• _DATASET EXCERPT_

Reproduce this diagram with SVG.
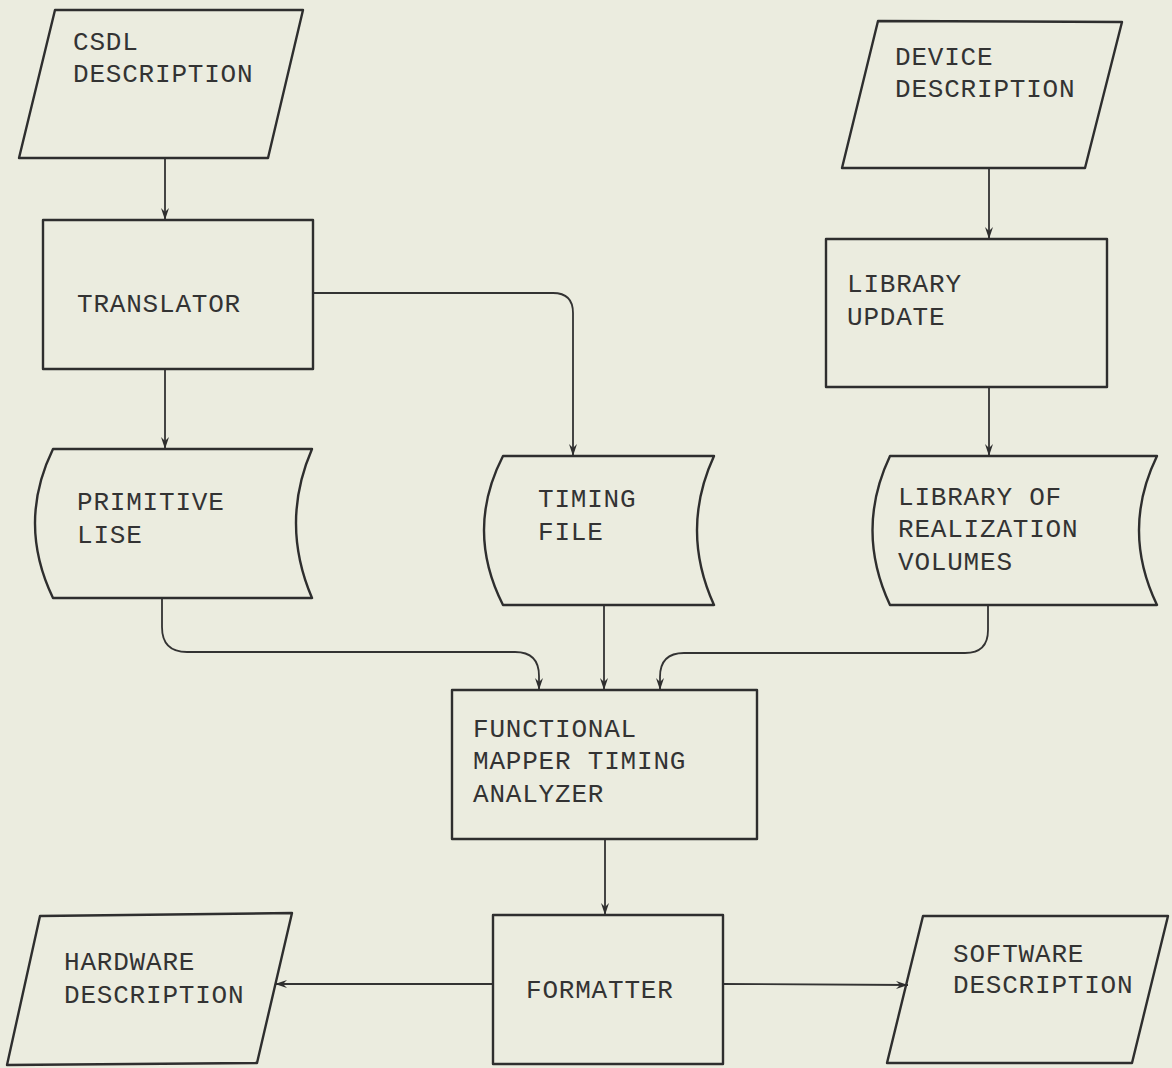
<svg xmlns="http://www.w3.org/2000/svg" width="1172" height="1068" viewBox="0 0 1172 1068">
<defs>
<style>
.shape{fill:none;stroke:#2e2e2e;stroke-width:2.4;stroke-linejoin:round}
.conn{fill:none;stroke:#333;stroke-width:1.8}
.t{font-family:"Liberation Mono","DejaVu Sans Mono",monospace;font-size:26px;fill:#333;letter-spacing:0.8px}
</style>
<marker id="ah" viewBox="0 0 12 10" refX="12" refY="5" markerWidth="12" markerHeight="10" markerUnits="userSpaceOnUse" orient="auto">
<path d="M0,1 L12,5 L0,9 L4,5 Z" fill="#2e2e2e"/>
</marker>
</defs>
<rect width="1172" height="1068" fill="#ebecdf"/>

<g id="connectors">
<path class="conn" d="M165,158 L165,220" marker-end="url(#ah)"/>
<path class="conn" d="M165,369 L165,449" marker-end="url(#ah)"/>
<path class="conn" d="M313,293 L553,293 Q573,293 573,313 L573,456" marker-end="url(#ah)"/>
<path class="conn" d="M989,168 L989,239" marker-end="url(#ah)"/>
<path class="conn" d="M989,387 L989,456" marker-end="url(#ah)"/>
<path class="conn" d="M162,598 L162,627 Q162,652 187,652 L515,652 Q539,652 539,676 L539,690" marker-end="url(#ah)"/>
<path class="conn" d="M604,605 L604,690" marker-end="url(#ah)"/>
<path class="conn" d="M988,605 L988,630 Q988,653 965,653 L684,653 Q660,653 660,677 L660,690" marker-end="url(#ah)"/>
<path class="conn" d="M605,839 L605,915" marker-end="url(#ah)"/>
<path class="conn" d="M493,984 L275,984" marker-end="url(#ah)"/>
<path class="conn" d="M723,984 L908,985" marker-end="url(#ah)"/>
</g>

<g id="csdl">
<path class="shape" d="M55,10 L303,10 L268,158 L19,158 Z"/>
<text class="t" x="73" y="50">CSDL</text>
<text class="t" x="73" y="82">DESCRIPTION</text>
</g>

<g id="device">
<path class="shape" d="M878,21 L1122,22 L1085,168 L842,168 Z"/>
<text class="t" x="895" y="65">DEVICE</text>
<text class="t" x="895" y="97">DESCRIPTION</text>
</g>

<g id="translator">
<rect class="shape" x="43" y="220" width="270" height="149"/>
<text class="t" x="77" y="312">TRANSLATOR</text>
</g>

<g id="libupdate">
<rect class="shape" x="826" y="239" width="281" height="148"/>
<text class="t" x="847" y="292">LIBRARY</text>
<text class="t" x="847" y="325">UPDATE</text>
</g>

<g id="primitive">
<path class="shape" d="M53,449 L312,449 Q280,523 312,598 L53,598 Q17,523 53,449 Z"/>
<text class="t" x="77" y="510">PRIMITIVE</text>
<text class="t" x="77" y="543">LISE</text>
</g>

<g id="timing">
<path class="shape" d="M503,456 L714,456 Q680,530 714,605 L503,605 Q465,530 503,456 Z"/>
<text class="t" x="538" y="507">TIMING</text>
<text class="t" x="538" y="540">FILE</text>
</g>

<g id="library">
<path class="shape" d="M890,456 L1157,456 Q1121,530 1157,605 L890,605 Q855,530 890,456 Z"/>
<text class="t" x="898" y="505">LIBRARY OF</text>
<text class="t" x="898" y="537">REALIZATION</text>
<text class="t" x="898" y="570">VOLUMES</text>
</g>

<g id="mapper">
<rect class="shape" x="452" y="690" width="305" height="149"/>
<text class="t" x="473" y="737">FUNCTIONAL</text>
<text class="t" x="473" y="769">MAPPER TIMING</text>
<text class="t" x="473" y="802">ANALYZER</text>
</g>

<g id="formatter">
<rect class="shape" x="493" y="915" width="230" height="149"/>
<text class="t" x="526" y="998">FORMATTER</text>
</g>

<g id="hardware">
<path class="shape" d="M40,916 L292,913 L257,1063 L7,1065 Z"/>
<text class="t" x="64" y="970">HARDWARE</text>
<text class="t" x="64" y="1003">DESCRIPTION</text>
</g>

<g id="software">
<path class="shape" d="M923,916 L1168,916 L1132,1063 L887,1063 Z"/>
<text class="t" x="953" y="962">SOFTWARE</text>
<text class="t" x="953" y="993">DESCRIPTION</text>
</g>
</svg>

• _TO BE DONE_
Quote in full the listing given above; the images are to be left out.

• _WRITTEN RESPONSE_
Reproduce this diagram with SVG.
<svg xmlns="http://www.w3.org/2000/svg" width="1172" height="1068" viewBox="0 0 1172 1068">
<defs>
<style>
.shape{fill:none;stroke:#2e2e2e;stroke-width:2.4;stroke-linejoin:round}
.conn{fill:none;stroke:#333;stroke-width:1.8}
.t{font-family:"Liberation Mono","DejaVu Sans Mono",monospace;font-size:26px;fill:#333;letter-spacing:0.8px}
</style>
<marker id="ah" viewBox="0 0 12 10" refX="12" refY="5" markerWidth="12" markerHeight="10" markerUnits="userSpaceOnUse" orient="auto">
<path d="M0,1 L12,5 L0,9 L4,5 Z" fill="#2e2e2e"/>
</marker>
</defs>
<rect width="1172" height="1068" fill="#ebecdf"/>

<g id="connectors">
<path class="conn" d="M165,158 L165,220" marker-end="url(#ah)"/>
<path class="conn" d="M165,369 L165,449" marker-end="url(#ah)"/>
<path class="conn" d="M313,293 L553,293 Q573,293 573,313 L573,456" marker-end="url(#ah)"/>
<path class="conn" d="M989,168 L989,239" marker-end="url(#ah)"/>
<path class="conn" d="M989,387 L989,456" marker-end="url(#ah)"/>
<path class="conn" d="M162,598 L162,627 Q162,652 187,652 L515,652 Q539,652 539,676 L539,690" marker-end="url(#ah)"/>
<path class="conn" d="M604,605 L604,690" marker-end="url(#ah)"/>
<path class="conn" d="M988,605 L988,630 Q988,653 965,653 L684,653 Q660,653 660,677 L660,690" marker-end="url(#ah)"/>
<path class="conn" d="M605,839 L605,915" marker-end="url(#ah)"/>
<path class="conn" d="M493,984 L275,984" marker-end="url(#ah)"/>
<path class="conn" d="M723,984 L908,985" marker-end="url(#ah)"/>
</g>

<g id="csdl">
<path class="shape" d="M55,10 L303,10 L268,158 L19,158 Z"/>
<text class="t" x="73" y="50">CSDL</text>
<text class="t" x="73" y="82">DESCRIPTION</text>
</g>

<g id="device">
<path class="shape" d="M878,21 L1122,22 L1085,168 L842,168 Z"/>
<text class="t" x="895" y="65">DEVICE</text>
<text class="t" x="895" y="97">DESCRIPTION</text>
</g>

<g id="translator">
<rect class="shape" x="43" y="220" width="270" height="149"/>
<text class="t" x="77" y="312">TRANSLATOR</text>
</g>

<g id="libupdate">
<rect class="shape" x="826" y="239" width="281" height="148"/>
<text class="t" x="847" y="292">LIBRARY</text>
<text class="t" x="847" y="325">UPDATE</text>
</g>

<g id="primitive">
<path class="shape" d="M53,449 L312,449 Q280,523 312,598 L53,598 Q17,523 53,449 Z"/>
<text class="t" x="77" y="510">PRIMITIVE</text>
<text class="t" x="77" y="543">LISE</text>
</g>

<g id="timing">
<path class="shape" d="M503,456 L714,456 Q680,530 714,605 L503,605 Q465,530 503,456 Z"/>
<text class="t" x="538" y="507">TIMING</text>
<text class="t" x="538" y="540">FILE</text>
</g>

<g id="library">
<path class="shape" d="M890,456 L1157,456 Q1121,530 1157,605 L890,605 Q855,530 890,456 Z"/>
<text class="t" x="898" y="505">LIBRARY OF</text>
<text class="t" x="898" y="537">REALIZATION</text>
<text class="t" x="898" y="570">VOLUMES</text>
</g>

<g id="mapper">
<rect class="shape" x="452" y="690" width="305" height="149"/>
<text class="t" x="473" y="737">FUNCTIONAL</text>
<text class="t" x="473" y="769">MAPPER TIMING</text>
<text class="t" x="473" y="802">ANALYZER</text>
</g>

<g id="formatter">
<rect class="shape" x="493" y="915" width="230" height="149"/>
<text class="t" x="526" y="998">FORMATTER</text>
</g>

<g id="hardware">
<path class="shape" d="M40,916 L292,913 L257,1063 L7,1065 Z"/>
<text class="t" x="64" y="970">HARDWARE</text>
<text class="t" x="64" y="1003">DESCRIPTION</text>
</g>

<g id="software">
<path class="shape" d="M923,916 L1168,916 L1132,1063 L887,1063 Z"/>
<text class="t" x="953" y="962">SOFTWARE</text>
<text class="t" x="953" y="993">DESCRIPTION</text>
</g>
</svg>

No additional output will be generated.